September 2, 2010
Money Basics: How to Begin Investing
For some, investing may seem complicated and downright confusing. But, when it comes to building wealth, investing in stocks, bonds and other funds help you reach savings goals and ensure you have money for your retirement or for loved ones in case something happens to you.
John Gannon, senior vice president of The Financial Industry Regulatory Authority(FINRA)‘s Office of Education, offers these steps to begin your journey in investing:
Determine your goals for investing. Why are you investing? Do you want to save for retirement or to pay for college education for your kids? That’s very important to know because that will determine what investments will fit your time objectives. The longer time you have, the more options are open to you.
Understand your risk tolerance. How comfortable are you with the potential of losing money in the stock market? Some people can be comfortable with this while others would be very uncomfortable.
If you have a high risk tolerance, and you’re saving for retirement, for example, you might invest in riskier stocks such as growth stocks. If you’re close to age of retirement or saving for child’s college education, you might be more conservative with your investments.
Determine how much money you have to invest. Think about what your savings are, or the money you have left after all expenses are paid. (When you look at your savings, a certain amount should be set aside for emergencies.) Then, think about what other goals you have for those savings, such as retirement.
Determine what types of funds, or investments are best to meet your goals. Would it make more sense to invest directly in …
Stocks: Shares of the ownership of a company
Bonds: A debt security in which the authorized issuer owes the bond holders and principal is repaid at a later date
Other securities: These can vary from type to issuer.
Pooled investments handled by a professional funds manager: such as a mutual fund, or exchange traded fund (ETF), an investment fund traded on stock exchanges which holds assets such as stocks, commodities, or bonds, and track an index, such as the S&P 500 or MSCI EAFE. With these types of funds you get diversification across several different stocks immediately with a single purchase.
Do your research. Three important types of information to look for in a company before investing are earnings, revenue, and debt. This can be found in SEC filings, along with nonfinancial info such as what the company does, what plans the company has, and what risks the company faces such as lawsuits. These issues can be very important to assess overall risk of that investment.

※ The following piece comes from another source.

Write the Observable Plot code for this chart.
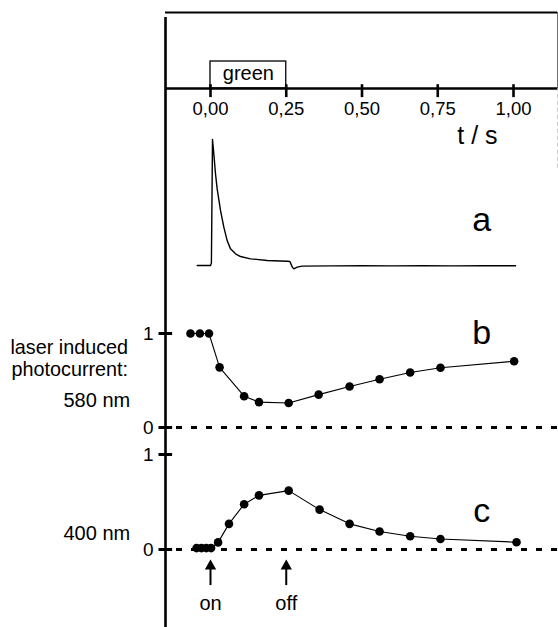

If you’re working with a broker or adviser they often have terrific research tools which will allow you to compare different companies’ earnings, revenue, debt.
Also, look for news that may positively or negatively impact the company, such as regulatory changes or new government legislation.
It helps to invest in something you know. For example, if you’re a runner, you might have an interest in a sneaker company and compare competing companies.
You can check out financial Websites that track how a company’s stock is doing in the market (such as online brokerage sites, NASDAQ, S&P 500, and other financial news sites.)
Get professional assistance and be sure they are licensed. A financial or investment adviser can make recommendations to you on what types of investments to make to meet your goals. A broker can help you actually execute the trades as well, in some cases. FINRA offers a free online tool that allows you to research professional brokers and brokerage firms.
Going the DIY route? There are companies that allow you purchase stock directly from the company in the form of stock purchase plans, however, they do not make recommendations or give guidance as far as your investments.